Homework Help: Conceptual Problem (Integration)

1. Jan 17, 2010

anonymousphys

1. Why is 2(pie)rh multiplied by the dr (change in r) equal to the change in volume?
This is in the case of deriving the moment of inertia of a cylinder; the equation is (change in mass)=2(pie)(radius)(height)(change in radius)(density).

2. Relevant equations

3. The attempt at a solution
I don't quite understand how 2(pie)(radius)(volume)(change in radius) equals change in volume? Is there a proof for this? I can imagine this working mathematically but not conceptually.2(pie)(radius)(height) is just the surface area for each layer, but how does the change in radius come in? I know it has something to do with accounting for the thickness of each hollow cylinder?

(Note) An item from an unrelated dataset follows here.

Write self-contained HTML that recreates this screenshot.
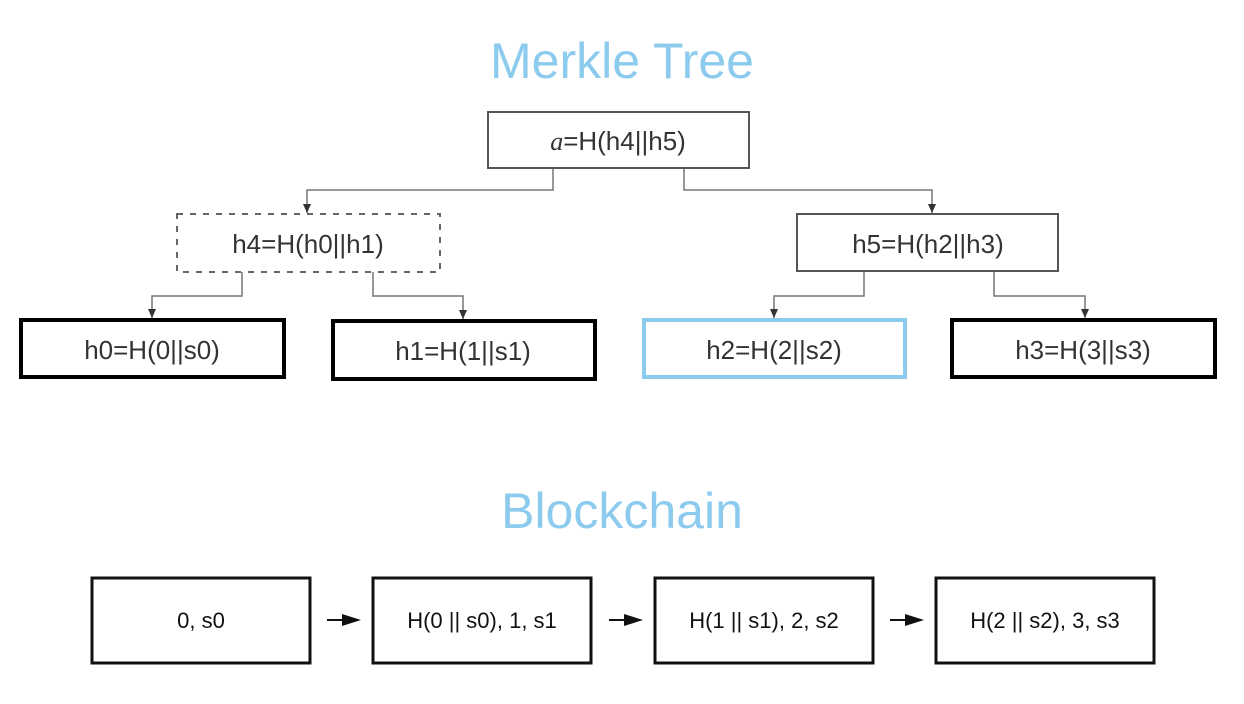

All replies are much appreciated. thanks.

2. Jan 17, 2010

Cryxic

Well let's start off simple. We know that 2*pi*r is the circumference of a circle. So the circumference of a circle multiplied by a height h means that we now the have the surface area of a cylinder (excluding tops). Do you see that at least? Once we have the surface area, it's just one more dimension to get to volume. So if you multiply that surface area by an infinitesimal distance element dr, you get an infinitesimal volume element = dV = dA*dr. Integrate over all that and you get the total volume.

3. Jan 17, 2010

tiny-tim

Hi anonymousphys!

(have a pi: π )
I suspect you're confused because you're calling dr the "change in" radius.

When you're integrating, "d" just means "a small amount of" …

change doesn't come in to it.

You're dividing the big cylinder into a lot of tiny cylindrical shells, each of thickness dr.

Each shell has surface area 2πrh, so multiply that by the thickness (dr) to get the volume dv = 2πrh(dr), and by density to get dm = 2πρrh(dr).

(Then integrate to get ∫ 2πρrh dr)

In all these cases, "d" simply means a small amount.